Il voto è preferibile, solo a patto che vi sia un piano strategico (l’unico che oggi conti veramente) basato appunto sul disegno di un modello costituzionale che faccia perno sul concetto di democrazia sostanziale plebiscitaria e sulla vita patriottica dell’Esercito come modello civico di italianità e d’identità nazionale per le nuove generazioni, sempre più in preda alla furia del dileguare del nichilismo tecnologico. Altrimenti gli italiani continueranno a restare un popolo coloniale, non comprendendo la immensa lezione storica degli unici tre statisti Cavour, Mussolini, Giuseppe Pella ( i primi due uccisi dagli anglosassoni, il terzo bruciato politicamente sempre da inglesi e americani sulla questione jugoslava e su quella mediterranea) che avevano l’ambizione di fare degli italiani un popolo guida del Mediterraneo e del mondo.
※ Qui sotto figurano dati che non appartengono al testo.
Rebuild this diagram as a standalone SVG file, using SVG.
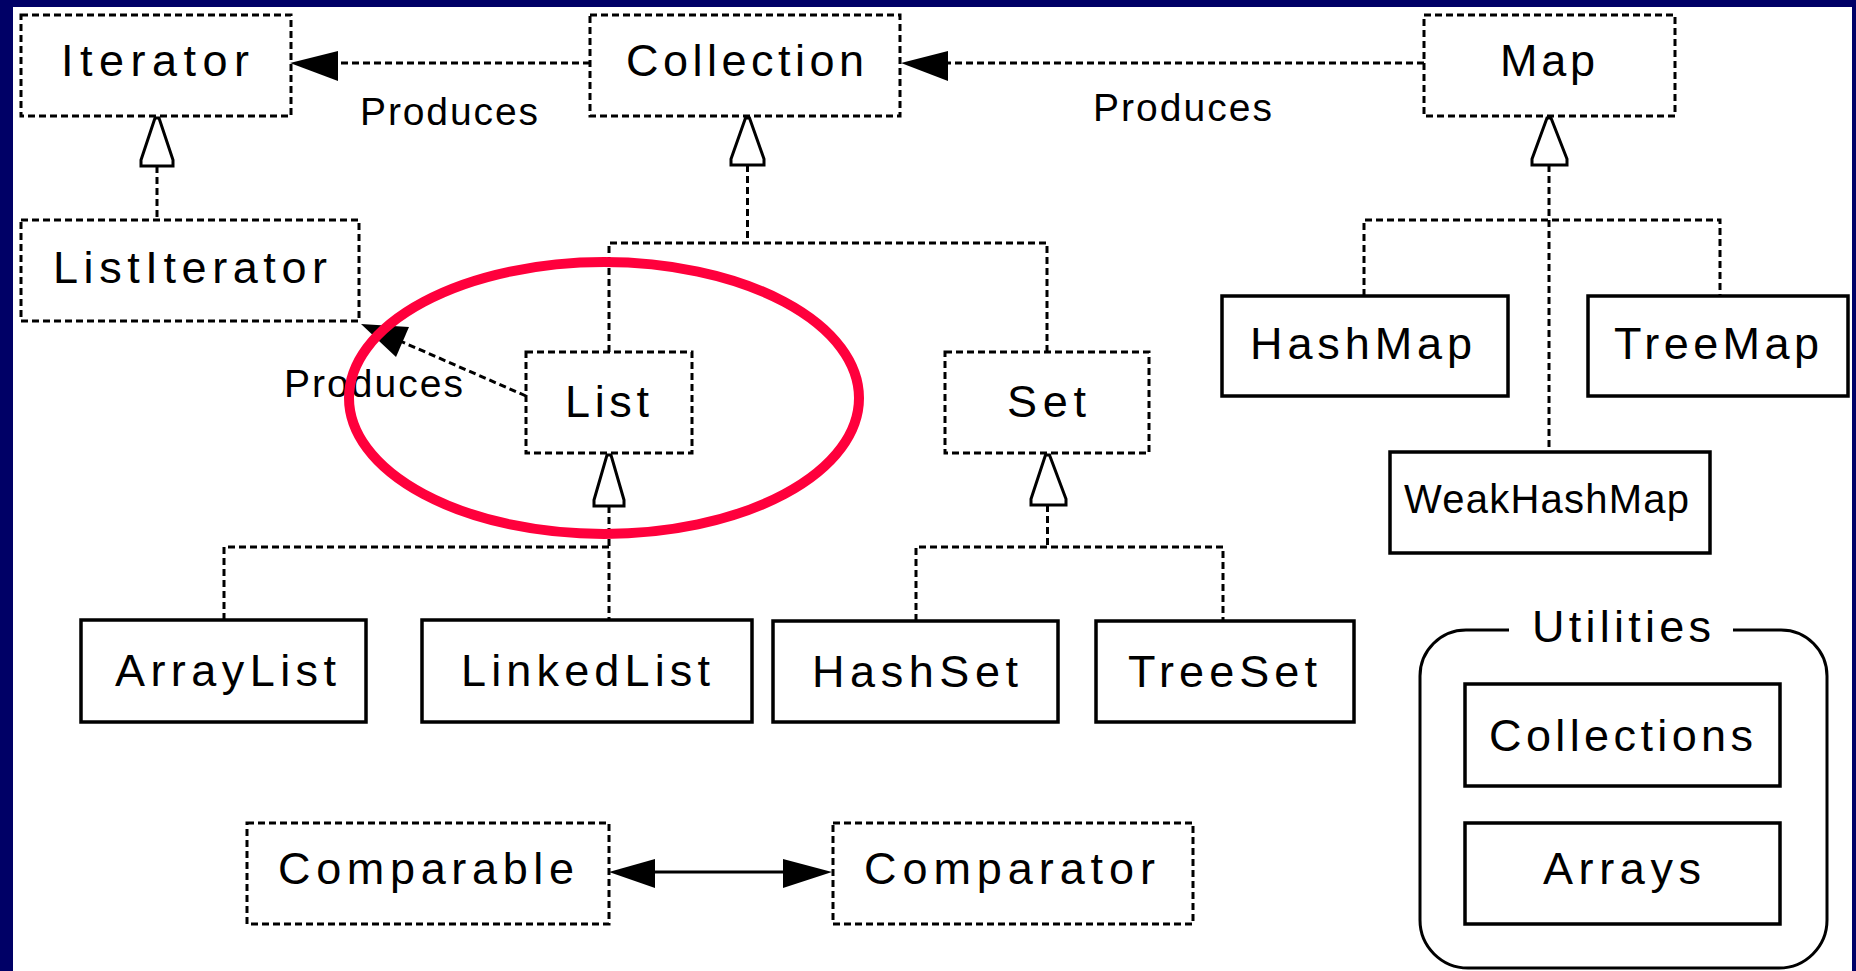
<svg xmlns="http://www.w3.org/2000/svg" width="1856" height="971" viewBox="0 0 1856 971">
<style>
.bg{fill:#ffffff}
.frame{fill:#000066}
.dbox{fill:none;stroke:#000;stroke-width:3;stroke-dasharray:7 4}
.sbox{fill:none;stroke:#000;stroke-width:3.5}
.lbl{font-family:"Liberation Sans",Arial,sans-serif;font-size:45px;fill:#000}
.sm{font-family:"Liberation Sans",Arial,sans-serif;font-size:39px;fill:#000}
.dline{fill:none;stroke:#000;stroke-width:3;stroke-dasharray:7 4}
.sline{fill:none;stroke:#000;stroke-width:3}
.head{fill:#000;stroke:none}
.hollow{fill:#fff;stroke:#000;stroke-width:3;stroke-linejoin:miter}
.mark{fill:none;stroke:#ff003c;stroke-width:10}
</style>
<rect class="bg" x="0" y="0" width="1856" height="971"/>
<rect class="frame" x="0" y="0" width="1856" height="7"/>
<rect class="frame" x="0" y="0" width="13" height="971"/>
<rect class="frame" x="1852" y="0" width="4" height="971"/>

<g id="connectors">
  <!-- Collection produces Iterator -->
  <line class="dline" x1="590" y1="63" x2="336" y2="63"/>
  <polygon class="head" points="290,63 338,51 338,81"/>
  <!-- Map produces Collection -->
  <line class="dline" x1="1424" y1="63" x2="946" y2="63"/>
  <polygon class="head" points="901,63 948,51 948,81"/>
  <!-- ListIterator extends Iterator -->
  <line class="dline" x1="157" y1="166" x2="157" y2="220"/>
  <polygon class="hollow" points="155,118 159,118 173,160 173,166 141,166 141,160"/>
  <!-- List / Set extend Collection -->
  <polygon class="hollow" points="745.5,118 749.5,118 764,159 764,165 731,165 731,159"/>
  <polyline class="dline" points="747.5,165 747.5,243"/>
  <polyline class="dline" points="609,352 609,243 1047,243 1047,352"/>
  <!-- ArrayList / LinkedList implement List -->
  <polygon class="hollow" points="607,455 611,455 624,500 624,506 594,506 594,500"/>
  <polyline class="dline" points="609,506 609,547"/>
  <polyline class="dline" points="224,620 224,547 609,547 609,620"/>
  <!-- HashSet / TreeSet implement Set -->
  <polygon class="hollow" points="1045.5,455 1049.5,455 1066,499 1066,505 1031,505 1031,499"/>
  <polyline class="dline" points="1047.5,505 1047.5,547"/>
  <polyline class="dline" points="916,621 916,547 1223,547 1223,621"/>
  <!-- HashMap / TreeMap / WeakHashMap implement Map -->
  <polygon class="hollow" points="1547,118 1551,118 1567,159 1567,165 1532,165 1532,159"/>
  <polyline class="dline" points="1549,165 1549,452"/>
  <polyline class="dline" points="1364,296 1364,220 1720,220 1720,296"/>
  <!-- List produces ListIterator -->
  <line class="dline" x1="526" y1="396" x2="400" y2="341"/>
  <polygon class="head" points="361,324 409,327 396,357"/>
  <!-- Comparable <-> Comparator -->
  <line class="sline" x1="650" y1="872" x2="788" y2="872"/>
  <polygon class="head" points="609,872 655,859 655,888"/>
  <polygon class="head" points="832,872 783,859 783,888"/>
</g>

<g id="label-produces-1"><text class="sm" x="360" y="125" textLength="178" lengthAdjust="spacing">Produces</text></g>
<g id="label-produces-2"><text class="sm" x="1093" y="121" textLength="179" lengthAdjust="spacing">Produces</text></g>
<g id="label-produces-3"><text class="sm" x="284" y="397" textLength="179" lengthAdjust="spacing">Produces</text></g>

<g id="node-iterator">
  <rect class="dbox" x="21" y="15" width="270" height="101"/>
  <text class="lbl" x="61" y="76" textLength="188" lengthAdjust="spacing">Iterator</text>
</g>
<g id="node-collection">
  <rect class="dbox" x="590" y="15" width="310" height="101"/>
  <text class="lbl" x="626" y="76" textLength="238" lengthAdjust="spacing">Collection</text>
</g>
<g id="node-map">
  <rect class="dbox" x="1424" y="15" width="251" height="101"/>
  <text class="lbl" x="1500" y="76" textLength="95" lengthAdjust="spacing">Map</text>
</g>
<g id="node-listiterator">
  <rect class="dbox" x="21" y="220" width="338" height="101"/>
  <text class="lbl" x="53" y="283" textLength="274" lengthAdjust="spacing">ListIterator</text>
</g>
<g id="node-list">
  <rect class="dbox" x="526" y="352" width="166" height="101"/>
  <text class="lbl" x="565" y="417" textLength="84" lengthAdjust="spacing">List</text>
</g>
<g id="node-set">
  <rect class="dbox" x="945" y="352" width="204" height="101"/>
  <text class="lbl" x="1007" y="417" textLength="79" lengthAdjust="spacing">Set</text>
</g>
<g id="node-hashmap">
  <rect class="sbox" x="1222" y="296" width="286" height="100"/>
  <text class="lbl" x="1250" y="359" textLength="222" lengthAdjust="spacing">HashMap</text>
</g>
<g id="node-treemap">
  <rect class="sbox" x="1588" y="296" width="260" height="100"/>
  <text class="lbl" x="1614" y="359" textLength="205" lengthAdjust="spacing">TreeMap</text>
</g>
<g id="node-weakhashmap">
  <rect class="sbox" x="1390" y="452" width="320" height="101"/>
  <text class="lbl" x="1404" y="513" font-size="40" style="font-size:40px" textLength="285" lengthAdjust="spacing">WeakHashMap</text>
</g>
<g id="node-arraylist">
  <rect class="sbox" x="81" y="620" width="285" height="102"/>
  <text class="lbl" x="115" y="686" textLength="221" lengthAdjust="spacing">ArrayList</text>
</g>
<g id="node-linkedlist">
  <rect class="sbox" x="422" y="620" width="330" height="102"/>
  <text class="lbl" x="461" y="686" textLength="249" lengthAdjust="spacing">LinkedList</text>
</g>
<g id="node-hashset">
  <rect class="sbox" x="773" y="621" width="285" height="101"/>
  <text class="lbl" x="812" y="687" textLength="206" lengthAdjust="spacing">HashSet</text>
</g>
<g id="node-treeset">
  <rect class="sbox" x="1096" y="621" width="258" height="101"/>
  <text class="lbl" x="1128" y="687" textLength="189" lengthAdjust="spacing">TreeSet</text>
</g>
<g id="node-comparable">
  <rect class="dbox" x="247" y="823" width="362" height="101"/>
  <text class="lbl" x="278" y="884" textLength="296" lengthAdjust="spacing">Comparable</text>
</g>
<g id="node-comparator">
  <rect class="dbox" x="833" y="823" width="360" height="101"/>
  <text class="lbl" x="864" y="884" textLength="291" lengthAdjust="spacing">Comparator</text>
</g>
<g id="node-utilities">
  <path class="sline" d="M1509,630 H1466 A46,46 0 0 0 1420,676 V920 A48,48 0 0 0 1468,968 H1779 A48,48 0 0 0 1827,920 V676 A46,46 0 0 0 1781,630 H1733"/>
  <text class="lbl" x="1532" y="642" textLength="179" lengthAdjust="spacing">Utilities</text>
</g>
<g id="node-collections">
  <rect class="sbox" x="1465" y="684" width="315" height="102"/>
  <text class="lbl" x="1489" y="751" textLength="264" lengthAdjust="spacing">Collections</text>
</g>
<g id="node-arrays">
  <rect class="sbox" x="1465" y="823" width="315" height="101"/>
  <text class="lbl" x="1543" y="884" textLength="158" lengthAdjust="spacing">Arrays</text>
</g>

<g id="highlight">
  <ellipse class="mark" cx="604" cy="398" rx="255" ry="136"/>
</g>
</svg>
Ieri dalla Calabria Salvini ha detto che “gli italiani sono un grande popolo, non sono secondi a nessuno, lo hanno mostrato e a breve lo mostreranno”. Se lo creda veramente o no io non lo posso sapere, ma se lo crede veramente si studi bene la strategia politica di questi tre uomini di stato e lasci allora perdere le minchiate autonomiste di Zaia e Fontana.